Other important tax benefits for children:

n A tax credit up to $5,000 can be claimed for the costs of adopting a child, $6,000 for adopting a special needs child. Examples of these expenses, according to the IRS, are court costs, adoption fees, travel expenses and attorney fees. These credits are phased out above certain income levels and there are timing rules regarding when they can be claimed. IRS Publication 968 spells it all out.

n There is a new definition for foster children to qualify for either the $500 child tax credit or the earned income tax credit. The child must now be the taxpayer's sibling, stepsibling or a descendent of one of these, or have been placed with the taxpayer by an authorized placement agency.

In the past, the child simply had to live with the taxpayer for the entire year and had to receive care as if the child were the taxpayer's own.

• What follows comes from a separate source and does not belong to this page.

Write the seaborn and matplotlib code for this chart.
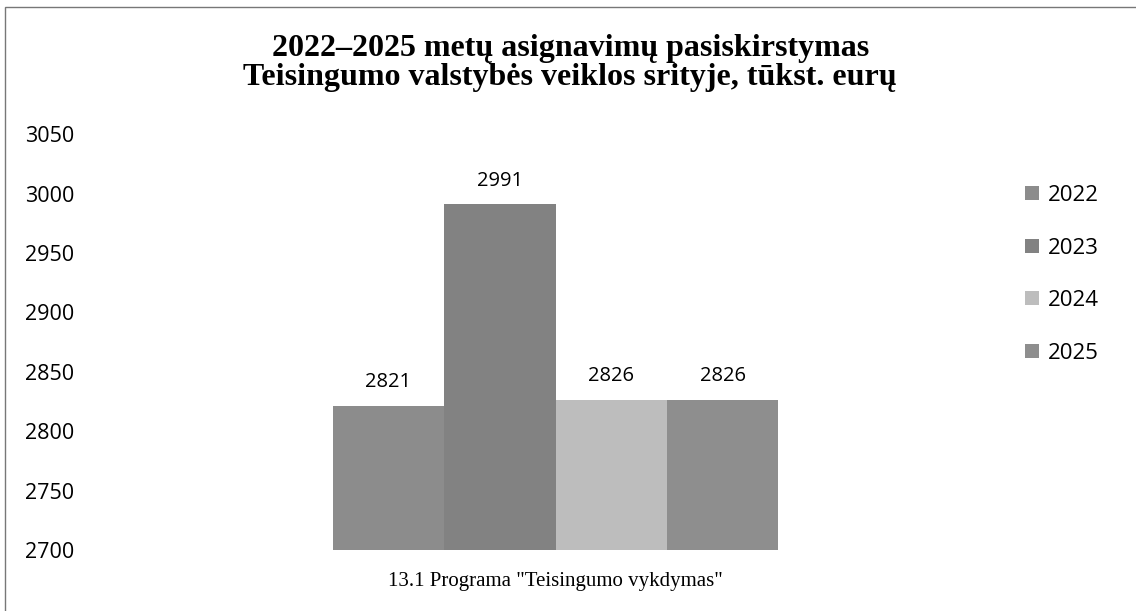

Now, all three definitions apply.

n Up to $2,000 of student loan interest can be deducted this year, up from $1,500 in 1999. But the deduction isn't available for taxpayers with incomes above $75,000 for married couples filing jointly and above $55,000 for singles.

n For lower-income families, the number of children determines whether they can claim between $2,353 and $3,888 under the earned income tax credit. This credit is refundable, meaning taxpayers can claim it even if they paid no income tax during the year. Publication 596 details this credit, which can be complicated.

n The Hope Scholarship credit worth up to $1,500 can be claimed for college tuition and fees, but not room and board, for the first two years of school. The Lifetime Learning credit of up to $1,000 can also be used for college costs, but not for a student also claiming the Hope credit. Income limits apply to these credits; use IRS Form 8863 to claim them.

n A tax credit of up to 30 percent of expenses is available for child and dependent care expenses necessary for a parents who work or are looking for work. The child has to be under age 13 at the end of the tax year. IRS Publication 503 has the details.

For people who hire someone to care for children in the home, Publication 926 goes over an employer's tax responsibilities.